Jackie Robinson played first base for the Brooklyn Dodgers in his first major league baseball game. It was April 15, 1947. George Will writes:
April 15, 2007 -- LIKE many New Yorkers leaving home for work on April 15, 1947, he wore a suit, tie and camel-hair overcoat as he headed for the subway. To his wife he said, "Just in case you have trouble picking me out, I'll be wearing number 42."
No one had trouble spotting the black man in the Dodgers' white home uniform when he trotted out to play first base at Ebbets Field. Suddenly, only 399, not 400, major league players were white. Which is why 42 is the only number permanently retired by every team.

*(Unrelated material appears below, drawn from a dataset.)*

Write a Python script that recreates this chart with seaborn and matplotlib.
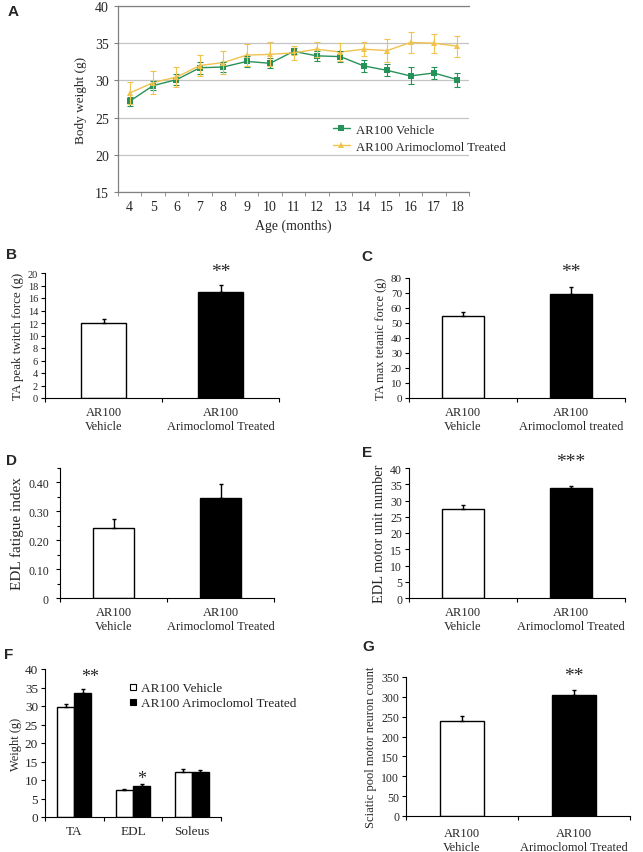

By stepping out on the field the way he did, the immensely courageous Jackie Robinson took the country a huge step forward in a what has been a continuing process of seeking to assure that talent, not skin color, is what counts in America. It was a step has most certainly had that effect on the game of baseball.
Ripping away racial barriers, by the way, didn't just elevate America's moral standing; it also produced a superior sports product - by ensuring that the nation's most talented athletes could participate.
Regardless of skin color - white, black, Latino, increasingly Asian - there is little doubt that the best baseball players are out there today playing major-league baseball.
It took a giant and Robinson was that.